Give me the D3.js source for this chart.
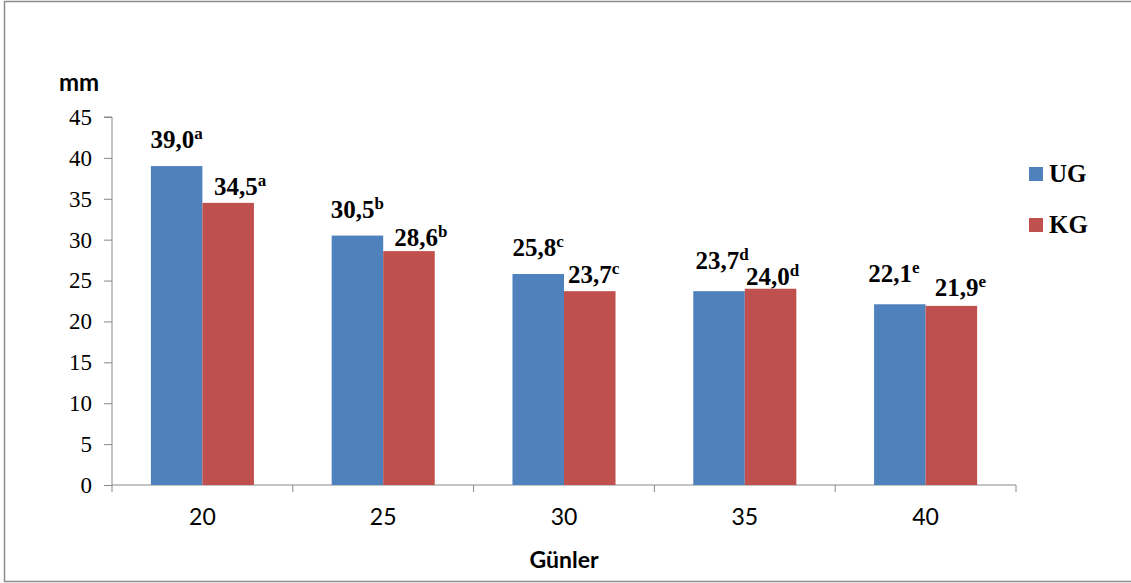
<!DOCTYPE html>
<html>
<head>
<meta charset="utf-8">
<script src="https://cdn.jsdelivr.net/npm/d3@7"></script>
<style>
  html, body { margin: 0; padding: 0; background: #fff; }
  svg { display: block; }
</style>
</head>
<body>
<svg id="chart" width="1131" height="583"></svg>
<script>
// Days (x categories)
const days = ["20", "25", "30", "35", "40"];
// Series values (mm)
const ugValues = [39.0, 30.5, 25.8, 23.7, 22.1];
const kgValues = [34.5, 28.6, 23.7, 24.0, 21.9];
// Significance letters
const ugLetters = ["a", "b", "c", "d", "e"];
const kgLetters = ["a", "b", "c", "d", "e"];
const seriesNames = ["UG", "KG"];
const yTicks = [0, 5, 10, 15, 20, 25, 30, 35, 40, 45];

// Label nudges (px) relative to the default spot above each bar
const ugNudge = [[0, 0], [0, 0], [0, 0], [3, -4], [-6, -4]];
const kgNudge = [[12, 10], [12, 13], [4, 10], [2, 14], [9, 8]];

const colors = { UG: "#4F81BD", KG: "#C0504D" };
const SERIF = "'Liberation Serif', 'Times New Roman', Times, serif";
const SANS = "Lato, 'Open Sans', sans-serif";

const svg = d3.select("#chart");
const left = 112, right = 1016;

// Outer frame
svg.append("rect")
  .attr("x", 4.5).attr("y", 1.5)
  .attr("width", 1140).attr("height", 580)
  .attr("fill", "none").attr("stroke", "#8c8c8c").attr("stroke-width", 1.5);

const x = d3.scaleBand()
  .domain(days)
  .range([left, right])
  .paddingInner(0.43)
  .paddingOuter(0.215);

const xs = d3.scaleBand()
  .domain(seriesNames)
  .range([0, x.bandwidth()]);

const y = d3.scaleLinear()
  .domain([0, 45])
  .range([485, 117]);

// Y axis
const yAxis = d3.axisLeft(y).tickValues(yTicks).tickSize(8).tickPadding(12);
const gy = svg.append("g").attr("transform", `translate(${left},0)`).call(yAxis);
gy.attr("font-family", SERIF).attr("font-size", 23);
gy.select(".domain").attr("stroke", "#888").attr("d", `M-8,${y(45)}H0V${y(0)}`);
gy.selectAll(".tick line").attr("stroke", "#888");
gy.selectAll(".tick text")
  .style("font-family", SERIF)
  .style("font-size", "23px").attr("fill", "#000");

// X axis
const xAxis = d3.axisBottom(x).tickSize(0).tickPadding(24);
const gx = svg.append("g").attr("transform", `translate(0,${y(0)})`).call(xAxis);
gx.attr("font-family", SANS).attr("font-size", 23);
gx.select(".domain").attr("stroke", "#888").attr("d", `M${left},0H${right}`);
gx.selectAll(".tick text")
  .style("font-family", SANS)
  .style("font-size", "23px").attr("fill", "#000");
// Category separators
const step = x.step();
const bounds = d3.range(days.length + 1).map(i => left + i * step);
gx.selectAll("line.sep").data(bounds).enter().append("line")
  .attr("class", "sep")
  .attr("x1", d => d).attr("x2", d => d)
  .attr("y1", 0).attr("y2", 7)
  .attr("stroke", "#888");

// Bars
const rows = days.map((d, i) => ({ day: d, i, UG: ugValues[i], KG: kgValues[i] }));
const groups = svg.append("g").selectAll("g").data(rows).enter().append("g")
  .attr("transform", d => `translate(${x(d.day)},0)`);
groups.selectAll("rect").data(d => seriesNames.map(s => ({ s, v: d[s] })))
  .enter().append("rect")
  .attr("x", d => xs(d.s))
  .attr("width", xs.bandwidth())
  .attr("y", d => y(d.v))
  .attr("height", d => y(0) - y(d.v))
  .attr("fill", d => colors[d.s]);

// Value labels
const fmt = v => v.toFixed(1).replace(".", ",");
const labels = [];
days.forEach((d, i) => {
  labels.push({ s: "UG", v: ugValues[i], letter: ugLetters[i], nudge: ugNudge[i], day: d });
  labels.push({ s: "KG", v: kgValues[i], letter: kgLetters[i], nudge: kgNudge[i], day: d });
});
const lab = svg.append("g").selectAll("text").data(labels).enter().append("text")
  .style("font-family", SERIF)
  .attr("x", d => x(d.day) + xs(d.s) + xs.bandwidth() / 2 + d.nudge[0])
  .attr("y", d => y(d.v) - 18 + d.nudge[1])
  .attr("text-anchor", "middle")
  .style("font-weight", "bold")
  .style("font-size", "25px")
  .attr("fill", "#000");
lab.append("tspan").text(d => fmt(d.v));
lab.append("tspan").text(d => d.letter)
  .style("font-size", "17px").attr("dy", -9);

// Axis titles
svg.append("text").style("font-family", SANS).attr("x", 79).attr("y", 91)
  .attr("text-anchor", "middle")
  .style("font-weight", "bold").style("font-size", "24px")
  .attr("fill", "#000").text("mm");
svg.append("text").style("font-family", SANS).attr("x", 564).attr("y", 568)
  .attr("text-anchor", "middle")
  .style("font-weight", "bold").style("font-size", "23px")
  .attr("fill", "#000").text("Günler");

// Legend
const legend = svg.append("g").selectAll("g").data(seriesNames).enter().append("g")
  .attr("transform", (d, i) => `translate(1029,${167 + i * 51})`);
legend.append("rect").attr("width", 14).attr("height", 14)
  .attr("fill", d => colors[d]);
legend.append("text").style("font-family", SERIF).attr("x", 20).attr("y", 15)
  .style("font-weight", "bold").style("font-size", "25px")
  .attr("fill", "#000").text(d => d);
</script>
</body>
</html>
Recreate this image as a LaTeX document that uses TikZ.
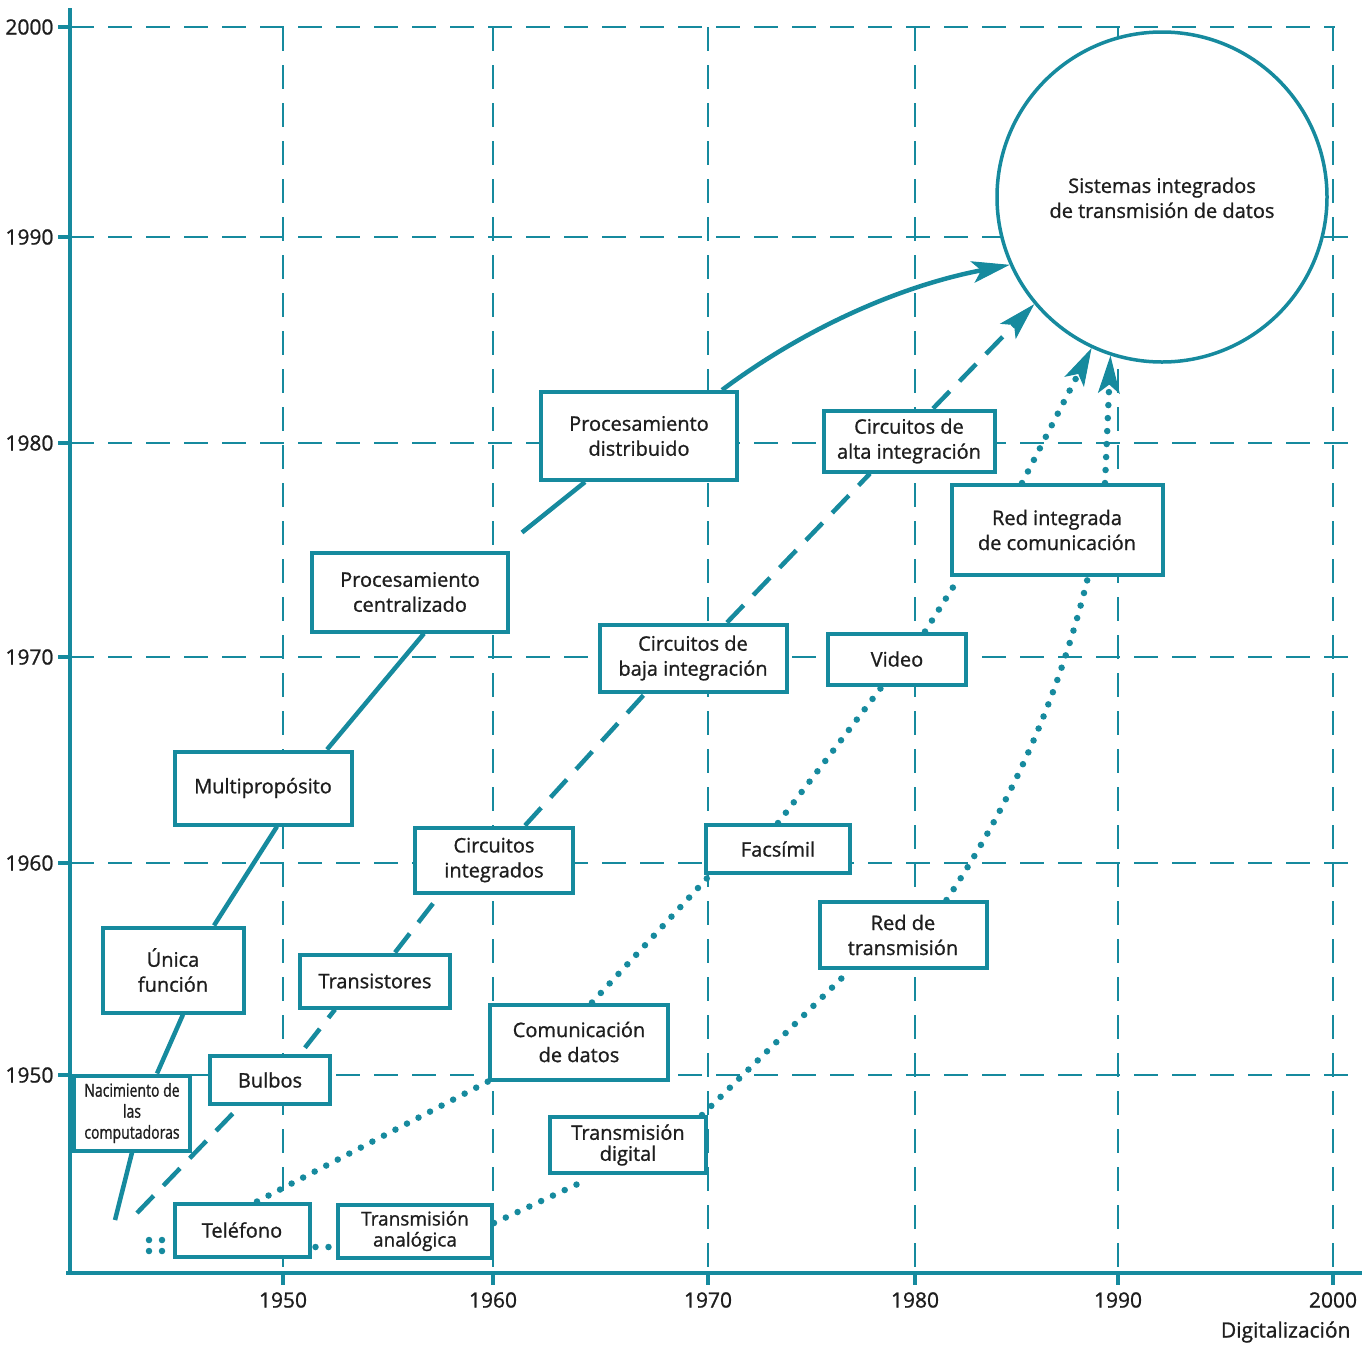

• • • • • • •

TASK TO CARRY OUT: Show every line above in which the word "chart" occurs.

ANSWER TO THE TASK:
Give me the D3.js source for this chart.
<svg id="chart" width="1131" height="583"></svg>
const svg = d3.select("#chart");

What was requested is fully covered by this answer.